Non-Gaussian density fluctuations in the Dean-Kawasaki equation

TL;DR

This paper develops a path-integral approach to analyze the Dean-Kawasaki equation, enabling exact computation of higher-order density correlations beyond Gaussian approximations, with implications for soft and active matter physics.

Contribution

It introduces a saddle-point analysis in the high-density, weak-interaction limit to compute non-Gaussian three- and four-point correlations in the Dean-Kawasaki equation.

Findings

Exact three- and four-point density correlations derived.

Beyond Gaussian approximations in density fluctuation analysis.

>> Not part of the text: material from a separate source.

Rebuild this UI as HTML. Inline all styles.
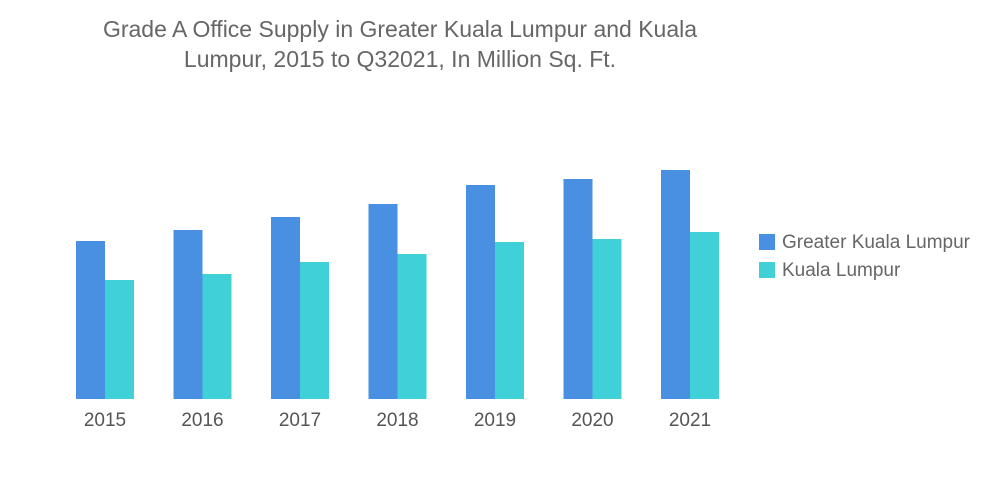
<!DOCTYPE html>
<html><head><meta charset="utf-8"><style>
body{margin:0;width:1000px;height:504px;background:#fff;font-family:"Liberation Sans",sans-serif;overflow:hidden;position:relative}
#title{position:absolute;left:0;width:800px;top:14px;text-align:center;font-size:23px;line-height:30px;color:#666}
.leg{position:absolute;left:759px;font-size:19px;color:#666;line-height:17px}
.leg span{display:inline-block;width:16px;height:16px;vertical-align:top;margin-right:7px}
</style></head><body>
<div id="title">Grade A Office Supply in Greater Kuala Lumpur and Kuala<br>Lumpur, 2015 to Q32021, In Million Sq. Ft.</div>
<svg id="chart" width="1000" height="504" style="position:absolute;left:0;top:0"></svg>
<div class="leg" style="top:234px"><span style="background:#4a90e2"></span>Greater Kuala Lumpur</div>
<div class="leg" style="top:262px"><span style="background:#40d0d8"></span>Kuala Lumpur</div>
<script>
const categories=["2015","2016","2017","2018","2019","2020","2021"];
const greaterKL=[7.9,8.45,9.1,9.75,10.7,11.0,11.45];
const kualaLumpur=[5.95,6.25,6.85,7.25,7.85,8.0,8.35];
const svg=document.getElementById('chart');
const NS='http://www.w3.org/2000/svg';
const base=399,pxPerUnit=20,x0=76,step=97.5,bw=29;
function yScale(v){return base-v*pxPerUnit;}
function xScale(i){return x0+i*step;}
function bar(x,v,c,n){const r=document.createElementNS(NS,'rect');
r.setAttribute('x',x);r.setAttribute('y',yScale(v));r.setAttribute('width',bw);r.setAttribute('height',base-yScale(v));r.setAttribute('fill',c);


svg.appendChild(r);}
categories.forEach((c,i)=>{
bar(xScale(i),greaterKL[i],'#4a90e2','bar-greater-kl-'+c);
bar(xScale(i)+bw,kualaLumpur[i],'#40d0d8','bar-kl-'+c);
const t=document.createElementNS(NS,'text');
t.setAttribute('x',xScale(i)+bw);t.setAttribute('y',426);t.setAttribute('text-anchor','middle');
t.setAttribute('font-size','19');t.setAttribute('fill','#555');t.setAttribute('font-family','Liberation Sans, sans-serif');
t.textContent=c;


svg.appendChild(t);});
</script>
</body></html>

Potential applications in soft and active matter systems.

Abstract

Computing analytically the $n$-point density correlations in systems of interacting particles is a long-standing problem of statistical physics, with a broad range of applications, from the interpretation of scattering experiments in simple liquids, to the understanding of their collective dynamics. For Brownian particles, i.e. with overdamped Langevin dynamics, the microscopic density obeys a stochastic evolution equation, known as the Dean-Kawasaki equation. In spite of the importance of this equation, its complexity makes it very difficult to analyze the statistics of the microscopic density beyond simple Gaussian approximations. In this work, resorting to a path-integral description of the stochastic dynamics and relying on a saddle-point analysis in the limit of high density and weak interactions between the particles, we go beyond the usual linearization of the Dean-Kawasaki equation, and we compute exactly the three- and four-point density correlation functions. This result opens the way to using the Dean-Kawasaki equation beyond the simple Gaussian treatments, and could find applications to understand many fluctuation-related effects in soft and active matter systems.